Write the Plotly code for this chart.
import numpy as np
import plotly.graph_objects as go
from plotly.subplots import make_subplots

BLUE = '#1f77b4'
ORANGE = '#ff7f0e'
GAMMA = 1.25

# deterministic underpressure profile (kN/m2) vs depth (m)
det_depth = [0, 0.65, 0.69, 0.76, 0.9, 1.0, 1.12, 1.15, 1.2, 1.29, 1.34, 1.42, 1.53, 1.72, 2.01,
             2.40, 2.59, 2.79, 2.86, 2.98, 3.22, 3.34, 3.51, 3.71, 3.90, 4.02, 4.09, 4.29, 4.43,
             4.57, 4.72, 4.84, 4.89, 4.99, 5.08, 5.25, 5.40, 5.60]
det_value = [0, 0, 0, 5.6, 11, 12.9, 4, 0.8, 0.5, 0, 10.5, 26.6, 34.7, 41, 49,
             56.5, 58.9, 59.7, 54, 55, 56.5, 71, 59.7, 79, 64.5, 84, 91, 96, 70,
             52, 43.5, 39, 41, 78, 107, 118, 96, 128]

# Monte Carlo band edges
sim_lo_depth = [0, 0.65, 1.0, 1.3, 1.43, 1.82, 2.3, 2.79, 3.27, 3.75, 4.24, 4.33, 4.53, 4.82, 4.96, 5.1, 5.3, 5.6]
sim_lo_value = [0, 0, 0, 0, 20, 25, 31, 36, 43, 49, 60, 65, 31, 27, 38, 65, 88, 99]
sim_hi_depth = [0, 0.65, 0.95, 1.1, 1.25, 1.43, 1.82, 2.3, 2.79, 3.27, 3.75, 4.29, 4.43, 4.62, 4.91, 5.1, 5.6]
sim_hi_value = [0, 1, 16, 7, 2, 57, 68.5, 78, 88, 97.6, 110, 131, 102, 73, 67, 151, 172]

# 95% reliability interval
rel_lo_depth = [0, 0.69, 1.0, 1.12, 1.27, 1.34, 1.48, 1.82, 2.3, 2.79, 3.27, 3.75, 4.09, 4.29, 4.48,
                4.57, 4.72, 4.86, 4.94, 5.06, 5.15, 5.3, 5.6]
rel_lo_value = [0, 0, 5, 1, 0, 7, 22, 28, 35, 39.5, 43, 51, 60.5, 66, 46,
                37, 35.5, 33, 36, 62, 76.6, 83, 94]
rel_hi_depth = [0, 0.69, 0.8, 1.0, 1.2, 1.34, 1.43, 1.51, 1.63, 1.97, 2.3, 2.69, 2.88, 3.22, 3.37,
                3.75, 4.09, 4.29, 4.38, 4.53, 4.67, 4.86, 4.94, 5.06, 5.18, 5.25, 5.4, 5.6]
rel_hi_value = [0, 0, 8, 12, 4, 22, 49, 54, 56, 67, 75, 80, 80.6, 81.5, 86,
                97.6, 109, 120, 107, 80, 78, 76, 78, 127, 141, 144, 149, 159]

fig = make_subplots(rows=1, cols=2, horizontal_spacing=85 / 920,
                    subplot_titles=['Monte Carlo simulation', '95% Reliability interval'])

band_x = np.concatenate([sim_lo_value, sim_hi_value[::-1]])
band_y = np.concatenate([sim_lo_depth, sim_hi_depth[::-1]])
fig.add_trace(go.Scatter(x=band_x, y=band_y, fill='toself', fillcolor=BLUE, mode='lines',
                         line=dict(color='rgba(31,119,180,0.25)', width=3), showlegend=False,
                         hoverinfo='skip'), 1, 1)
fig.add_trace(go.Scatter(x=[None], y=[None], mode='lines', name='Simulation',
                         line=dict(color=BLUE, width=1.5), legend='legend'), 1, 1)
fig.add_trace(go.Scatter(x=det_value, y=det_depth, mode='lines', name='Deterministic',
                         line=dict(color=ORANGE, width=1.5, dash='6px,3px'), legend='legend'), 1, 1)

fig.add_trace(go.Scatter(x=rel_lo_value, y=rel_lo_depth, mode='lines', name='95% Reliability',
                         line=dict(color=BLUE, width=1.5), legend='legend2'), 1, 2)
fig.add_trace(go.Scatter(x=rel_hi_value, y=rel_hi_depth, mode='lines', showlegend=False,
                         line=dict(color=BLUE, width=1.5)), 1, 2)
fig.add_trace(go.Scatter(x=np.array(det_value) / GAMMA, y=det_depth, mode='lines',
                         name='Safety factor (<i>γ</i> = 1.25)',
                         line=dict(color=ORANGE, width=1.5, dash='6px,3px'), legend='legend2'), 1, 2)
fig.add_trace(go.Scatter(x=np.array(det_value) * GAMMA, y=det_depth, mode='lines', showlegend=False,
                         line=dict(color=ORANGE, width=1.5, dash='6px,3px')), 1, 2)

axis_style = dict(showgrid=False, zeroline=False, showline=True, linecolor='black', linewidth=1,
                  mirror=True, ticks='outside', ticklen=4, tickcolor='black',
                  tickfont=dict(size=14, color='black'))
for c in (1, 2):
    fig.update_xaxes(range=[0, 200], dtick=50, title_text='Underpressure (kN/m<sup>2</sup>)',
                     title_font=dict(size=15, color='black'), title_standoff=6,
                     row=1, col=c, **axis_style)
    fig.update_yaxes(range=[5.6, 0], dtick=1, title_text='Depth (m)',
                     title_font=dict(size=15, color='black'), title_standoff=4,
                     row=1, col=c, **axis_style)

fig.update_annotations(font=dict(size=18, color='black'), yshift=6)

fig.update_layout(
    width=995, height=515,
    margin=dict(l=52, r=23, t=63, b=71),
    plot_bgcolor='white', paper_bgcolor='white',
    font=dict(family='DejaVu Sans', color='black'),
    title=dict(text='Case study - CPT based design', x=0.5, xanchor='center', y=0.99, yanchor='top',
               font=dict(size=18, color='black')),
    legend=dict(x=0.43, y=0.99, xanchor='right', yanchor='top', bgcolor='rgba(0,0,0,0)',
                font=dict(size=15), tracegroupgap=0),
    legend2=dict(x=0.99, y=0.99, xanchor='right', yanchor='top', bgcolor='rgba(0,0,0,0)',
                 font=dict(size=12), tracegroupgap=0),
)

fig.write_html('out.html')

= AIM =
Write the listing out again, exactly as it reads.

= TASK RESULT =
Write the Plotly code for this chart.
import numpy as np
import plotly.graph_objects as go
from plotly.subplots import make_subplots

BLUE = '#1f77b4'
ORANGE = '#ff7f0e'
GAMMA = 1.25

# deterministic underpressure profile (kN/m2) vs depth (m)
det_depth = [0, 0.65, 0.69, 0.76, 0.9, 1.0, 1.12, 1.15, 1.2, 1.29, 1.34, 1.42, 1.53, 1.72, 2.01,
             2.40, 2.59, 2.79, 2.86, 2.98, 3.22, 3.34, 3.51, 3.71, 3.90, 4.02, 4.09, 4.29, 4.43,
             4.57, 4.72, 4.84, 4.89, 4.99, 5.08, 5.25, 5.40, 5.60]
det_value = [0, 0, 0, 5.6, 11, 12.9, 4, 0.8, 0.5, 0, 10.5, 26.6, 34.7, 41, 49,
             56.5, 58.9, 59.7, 54, 55, 56.5, 71, 59.7, 79, 64.5, 84, 91, 96, 70,
             52, 43.5, 39, 41, 78, 107, 118, 96, 128]

# Monte Carlo band edges
sim_lo_depth = [0, 0.65, 1.0, 1.3, 1.43, 1.82, 2.3, 2.79, 3.27, 3.75, 4.24, 4.33, 4.53, 4.82, 4.96, 5.1, 5.3, 5.6]
sim_lo_value = [0, 0, 0, 0, 20, 25, 31, 36, 43, 49, 60, 65, 31, 27, 38, 65, 88, 99]
sim_hi_depth = [0, 0.65, 0.95, 1.1, 1.25, 1.43, 1.82, 2.3, 2.79, 3.27, 3.75, 4.29, 4.43, 4.62, 4.91, 5.1, 5.6]
sim_hi_value = [0, 1, 16, 7, 2, 57, 68.5, 78, 88, 97.6, 110, 131, 102, 73, 67, 151, 172]

# 95% reliability interval
rel_lo_depth = [0, 0.69, 1.0, 1.12, 1.27, 1.34, 1.48, 1.82, 2.3, 2.79, 3.27, 3.75, 4.09, 4.29, 4.48,
                4.57, 4.72, 4.86, 4.94, 5.06, 5.15, 5.3, 5.6]
rel_lo_value = [0, 0, 5, 1, 0, 7, 22, 28, 35, 39.5, 43, 51, 60.5, 66, 46,
                37, 35.5, 33, 36, 62, 76.6, 83, 94]
rel_hi_depth = [0, 0.69, 0.8, 1.0, 1.2, 1.34, 1.43, 1.51, 1.63, 1.97, 2.3, 2.69, 2.88, 3.22, 3.37,
                3.75, 4.09, 4.29, 4.38, 4.53, 4.67, 4.86, 4.94, 5.06, 5.18, 5.25, 5.4, 5.6]
rel_hi_value = [0, 0, 8, 12, 4, 22, 49, 54, 56, 67, 75, 80, 80.6, 81.5, 86,
                97.6, 109, 120, 107, 80, 78, 76, 78, 127, 141, 144, 149, 159]

fig = make_subplots(rows=1, cols=2, horizontal_spacing=85 / 920,
                    subplot_titles=['Monte Carlo simulation', '95% Reliability interval'])

band_x = np.concatenate([sim_lo_value, sim_hi_value[::-1]])
band_y = np.concatenate([sim_lo_depth, sim_hi_depth[::-1]])
fig.add_trace(go.Scatter(x=band_x, y=band_y, fill='toself', fillcolor=BLUE, mode='lines',
                         line=dict(color='rgba(31,119,180,0.25)', width=3), showlegend=False,
                         hoverinfo='skip'), 1, 1)
fig.add_trace(go.Scatter(x=[None], y=[None], mode='lines', name='Simulation',
                         line=dict(color=BLUE, width=1.5), legend='legend'), 1, 1)
fig.add_trace(go.Scatter(x=det_value, y=det_depth, mode='lines', name='Deterministic',
                         line=dict(color=ORANGE, width=1.5, dash='6px,3px'), legend='legend'), 1, 1)

fig.add_trace(go.Scatter(x=rel_lo_value, y=rel_lo_depth, mode='lines', name='95% Reliability',
                         line=dict(color=BLUE, width=1.5), legend='legend2'), 1, 2)
fig.add_trace(go.Scatter(x=rel_hi_value, y=rel_hi_depth, mode='lines', showlegend=False,
                         line=dict(color=BLUE, width=1.5)), 1, 2)
fig.add_trace(go.Scatter(x=np.array(det_value) / GAMMA, y=det_depth, mode='lines',
                         name='Safety factor (<i>γ</i> = 1.25)',
                         line=dict(color=ORANGE, width=1.5, dash='6px,3px'), legend='legend2'), 1, 2)
fig.add_trace(go.Scatter(x=np.array(det_value) * GAMMA, y=det_depth, mode='lines', showlegend=False,
                         line=dict(color=ORANGE, width=1.5, dash='6px,3px')), 1, 2)

axis_style = dict(showgrid=False, zeroline=False, showline=True, linecolor='black', linewidth=1,
                  mirror=True, ticks='outside', ticklen=4, tickcolor='black',
                  tickfont=dict(size=14, color='black'))
for c in (1, 2):
    fig.update_xaxes(range=[0, 200], dtick=50, title_text='Underpressure (kN/m<sup>2</sup>)',
                     title_font=dict(size=15, color='black'), title_standoff=6,
                     row=1, col=c, **axis_style)
    fig.update_yaxes(range=[5.6, 0], dtick=1, title_text='Depth (m)',
                     title_font=dict(size=15, color='black'), title_standoff=4,
                     row=1, col=c, **axis_style)

fig.update_annotations(font=dict(size=18, color='black'), yshift=6)

fig.update_layout(
    width=995, height=515,
    margin=dict(l=52, r=23, t=63, b=71),
    plot_bgcolor='white', paper_bgcolor='white',
    font=dict(family='DejaVu Sans', color='black'),
    title=dict(text='Case study - CPT based design', x=0.5, xanchor='center', y=0.99, yanchor='top',
               font=dict(size=18, color='black')),
    legend=dict(x=0.43, y=0.99, xanchor='right', yanchor='top', bgcolor='rgba(0,0,0,0)',
                font=dict(size=15), tracegroupgap=0),
    legend2=dict(x=0.99, y=0.99, xanchor='right', yanchor='top', bgcolor='rgba(0,0,0,0)',
                 font=dict(size=12), tracegroupgap=0),
)

fig.write_html('out.html')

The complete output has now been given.